- Abee Location of Abee Abee Abee (Canada)
- Coordinates: 54°14′16″N 113°01′40″W﻿ / ﻿54.23778°N 113.02778°W
- Country: Canada
- Province: Alberta
- Region: Central Alberta
- Census division: 13
- Municipal district: Thorhild County

Government
- • Type: Unincorporated
- • Governing body: Thorhild County Council

Population (2009)
- • Total: 27
- Time zone: UTC−06:00 (Alberta Time)
- Area codes: 780, 587, 825

= Abee =

Abee is a hamlet in Alberta, Canada within Thorhild County.
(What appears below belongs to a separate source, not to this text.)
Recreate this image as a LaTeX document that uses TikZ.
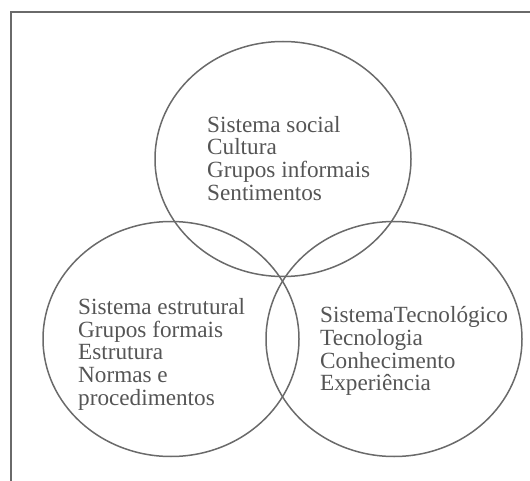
\documentclass[tikz,border=0pt]{standalone}
\usepackage{fontspec}
\setmainfont{Liberation Serif}
\usetikzlibrary{shapes.geometric}
\definecolor{linegray}{HTML}{6A6A6A}
\definecolor{textgray}{HTML}{555555}
\begin{document}
\begin{tikzpicture}[x=1pt,y=-1pt,
  venn/.style={ellipse, draw=linegray, line width=1.5pt, inner sep=0pt,
    minimum width=256pt, minimum height=235pt},
  label/.style={anchor=north west, inner sep=0pt, align=left, text=textgray,
    font=\fontsize{23.2}{22.6}\selectfont}]
\useasboundingbox (0,0) rectangle (530,481);
\coordinate (bl) at (11,482);
\coordinate (tl) at (11,12);
\coordinate (tr) at (531,12);
\draw[linegray, line width=1.5pt] (bl) -- (tl) -- (tr);
\node[venn] (social) at (283,159) {};
\node[venn] (estrutural) at (171,339) {};
\node[venn] (tecno) at (394,339) {};
\node[label] (tsocial) at (207,116) {Sistema social\\Cultura\\Grupos informais\\Sentimentos};
\node[label] (testr) at (78,298.5) {Sistema estrutural\\Grupos formais\\Estrutura\\Normas e\\procedimentos};
\node[label] (ttec) at (320,306.5) {SistemaTecnológico\\Tecnologia\\Conhecimento\\Experiência};
\end{tikzpicture}
\end{document}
It is located on the Canadian National Railway and Highway 63, approximately 16 km northeast of Thorhild and 49 km south of Boyle. It has an elevation of 665 m. Abee recorded 4th highest temperature in Alberta, reaching 42.8 °C, 109.0 °F, In July 11 2021

For its latitude at 54°N, and an altitude of 665 m, reaching 42.8 °C, 109.0 °F is virtually unheard of anywhere, for example, Unalaska, Alaska at the same latitude and near-sea level elevation, never reached 29°C or higher.

== History ==

The hamlet was named for A.B. Donley, lumber company manager. Harry Buryn found the Abee meteorite, which is only example in the world of an EH4 impact-melt breccia meteorite, in June 1952 in his wheat field.

== Demographics ==
The population of Abee according to the 2009 municipal census conducted by Thorhild County is 27.